The trick about asking what you want is to move beyond emotionally manipulative forms like whining, groveling, begging, complaining or pleading. An emotionally mature person finds a way to ask for that they want in a way that is not only direct, it also respects the person being asked. An added dimension of successfully asking is to do so in a way that benefits both your own values and someone other than yourself.
Ask specifically. You need to define what you need, why you need it and when you need it. You also need to show what you plan to do with it once you get it.
Ask someone who can help you. Ask someone who has the resources to help you. Find someone who already has what you want and can serve as a model for getting what you want. Getting a sympathetic ear is great, but unless the sympathy comes with skill and experience, sympathy is all that you’ll get.
Create value for the person you are asking. Find a way that you can help them before you ask for their help.
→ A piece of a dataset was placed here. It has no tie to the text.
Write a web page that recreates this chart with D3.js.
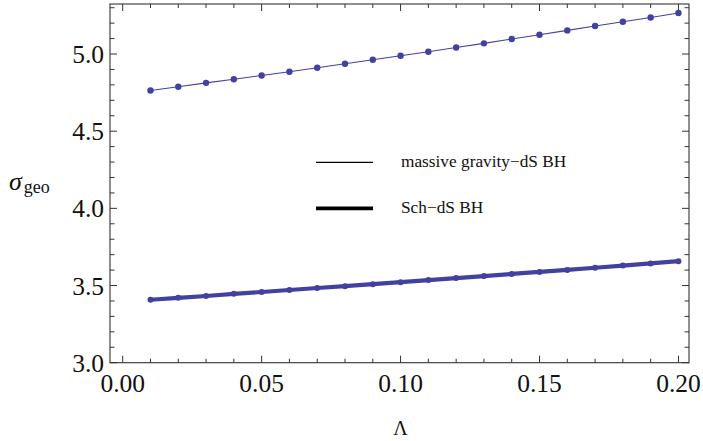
<!DOCTYPE html>
<html>
<head>
<meta charset="utf-8">
<script src="https://cdn.jsdelivr.net/npm/d3@7"></script>
</head>
<body style="margin:0;padding:0;background:#fff;">
<svg id="chart" width="703" height="441" style="display:block;"></svg>
<script>
// Cosmological constant values
const lambdaValues = [0.01, 0.02, 0.03, 0.04, 0.05, 0.06, 0.07, 0.08, 0.09, 0.10,
                      0.11, 0.12, 0.13, 0.14, 0.15, 0.16, 0.17, 0.18, 0.19, 0.20];
// Geometric cross section, massive gravity–dS black hole
const sigmaMassive = [4.764, 4.788, 4.813, 4.836, 4.861, 4.885, 4.911, 4.937, 4.963, 4.989,
                      5.015, 5.042, 5.069, 5.097, 5.125, 5.153, 5.181, 5.209, 5.237, 5.266];
// Geometric cross section, Schwarzschild–dS black hole
const sigmaSch = [3.408, 3.420, 3.432, 3.446, 3.458, 3.471, 3.484, 3.496, 3.509, 3.522,
                  3.535, 3.548, 3.561, 3.575, 3.588, 3.601, 3.615, 3.629, 3.643, 3.658];

const xTickLabels = ["0.00", "0.05", "0.10", "0.15", "0.20"];
const yTickLabels = ["3.0", "3.5", "4.0", "4.5", "5.0"];
const legendLabels = ["massive gravity\u2212dS BH", "Sch\u2212dS BH"];

const SERIF = '"Liberation Serif", "Times New Roman", Times, serif';

const svg = d3.select("#chart");
const frame = { left: 110, right: 689, top: 4, bottom: 362.7 };

const x = d3.scaleLinear().domain([-0.00457, 0.2038]).range([frame.left, frame.right]);
const y = d3.scaleLinear().domain([3.0, 5.324]).range([frame.bottom, frame.top]);

const markColor = "#4141a1";
const axisColor = "#333";
const textColor = "#111";

function addText(parent, size) {
  return parent.append("text")
    .style("font-family", SERIF)
    .style("font-size", size + "px")
    .style("fill", textColor);
}

// Frame
svg.append("rect")
  .attr("x", frame.left).attr("y", frame.top)
  .attr("width", frame.right - frame.left).attr("height", frame.bottom - frame.top)
  .attr("fill", "none").attr("stroke", axisColor).attr("stroke-width", 1.1);

// Ticks on all four sides, pointing inward
const xMinor = d3.range(0, 21).map(i => i * 0.01);
const yMinor = d3.range(0, 24).map(i => 3.0 + i * 0.1).filter(v => v <= 5.32);
const isMajorX = v => Math.abs(Math.round(v / 0.05) * 0.05 - v) < 1e-9;
const isMajorY = v => Math.abs(Math.round(v / 0.5) * 0.5 - v) < 1e-9;

const ticks = svg.append("g").attr("stroke", axisColor).attr("stroke-width", 1);
xMinor.forEach(v => {
  const len = isMajorX(v) ? 7 : 4;
  const px = x(v);
  ticks.append("line").attr("x1", px).attr("x2", px).attr("y1", frame.bottom).attr("y2", frame.bottom - len);
  ticks.append("line").attr("x1", px).attr("x2", px).attr("y1", frame.top).attr("y2", frame.top + len);
});
yMinor.forEach(v => {
  const len = isMajorY(v) ? 7 : 4.5;
  const py = y(v);
  ticks.append("line").attr("x1", frame.left).attr("x2", frame.left + len).attr("y1", py).attr("y2", py);
  ticks.append("line").attr("x1", frame.right).attr("x2", frame.right - len).attr("y1", py).attr("y2", py);
});

// Tick labels
const xLab = svg.append("g");
xTickLabels.forEach(d => {
  addText(xLab, 25.5).attr("x", x(+d)).attr("y", 392).attr("text-anchor", "middle").text(d);
});
const yLab = svg.append("g");
yTickLabels.forEach(d => {
  addText(yLab, 25.5).attr("x", 104).attr("y", y(+d) + 9).attr("text-anchor", "end").text(d);
});

// Axis titles
addText(svg, 20).attr("x", 400.5).attr("y", 435).attr("text-anchor", "middle").text("\u039B");
const yTitle = addText(svg, 26).attr("x", 9).attr("y", 190);
yTitle.append("tspan").style("font-style", "italic").text("\u03C3");
yTitle.append("tspan").style("font-size", "18px").attr("dy", 3).attr("dx", 2).text("geo");

// Series
const line = d3.line().x((d, i) => x(lambdaValues[i])).y(d => y(d));

svg.append("path").datum(sigmaSch)
  .attr("d", line).attr("fill", "none")
  .attr("stroke", markColor).attr("stroke-width", 4.2).attr("stroke-linejoin", "round");
svg.append("g").selectAll("circle").data(sigmaSch).join("circle")
  .attr("cx", (d, i) => x(lambdaValues[i])).attr("cy", d => y(d)).attr("r", 3)
  .attr("fill", markColor);

svg.append("path").datum(sigmaMassive)
  .attr("d", line).attr("fill", "none")
  .attr("stroke", markColor).attr("stroke-width", 1.1);
svg.append("g").selectAll("circle").data(sigmaMassive).join("circle")
  .attr("cx", (d, i) => x(lambdaValues[i])).attr("cy", d => y(d)).attr("r", 3.2)
  .attr("fill", markColor);

// Legend
const legendY = [162.3, 208.3];
const legendWidth = [1.3, 3.8];
const legend = svg.append("g");
legendLabels.forEach((label, i) => {
  legend.append("line")
    .attr("x1", 316).attr("x2", 373).attr("y1", legendY[i]).attr("y2", legendY[i])
    .attr("stroke", "#000").attr("stroke-width", legendWidth[i]);
  addText(legend, 17.3).attr("x", 401).attr("y", legendY[i] + 5).text(label);
});
</script>
</body>
</html>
Or find someone you can help and benefit at the same time.
Ask as if you expect to get it. Ask from a place that it has already been given. Expect the yes to be a done deal. In order to do so, you will have to create enough faith in what you’re asking for and the merits of what you’re asking.
Ask until you can get what you want. Sometimes you’re asking the wrong person, and you need to find another person to ask. Other times, you simply need to change your approach. One of the most fundamental requirements for success is plain old dogged persistence.
Learning how to ask in a emotionally mature way will ensure that you communicate with other people that is free of manipulative behaviors. It also takes you out of a win—win frame of mind that usually ends with the askee feeling like a loser in a tug of war.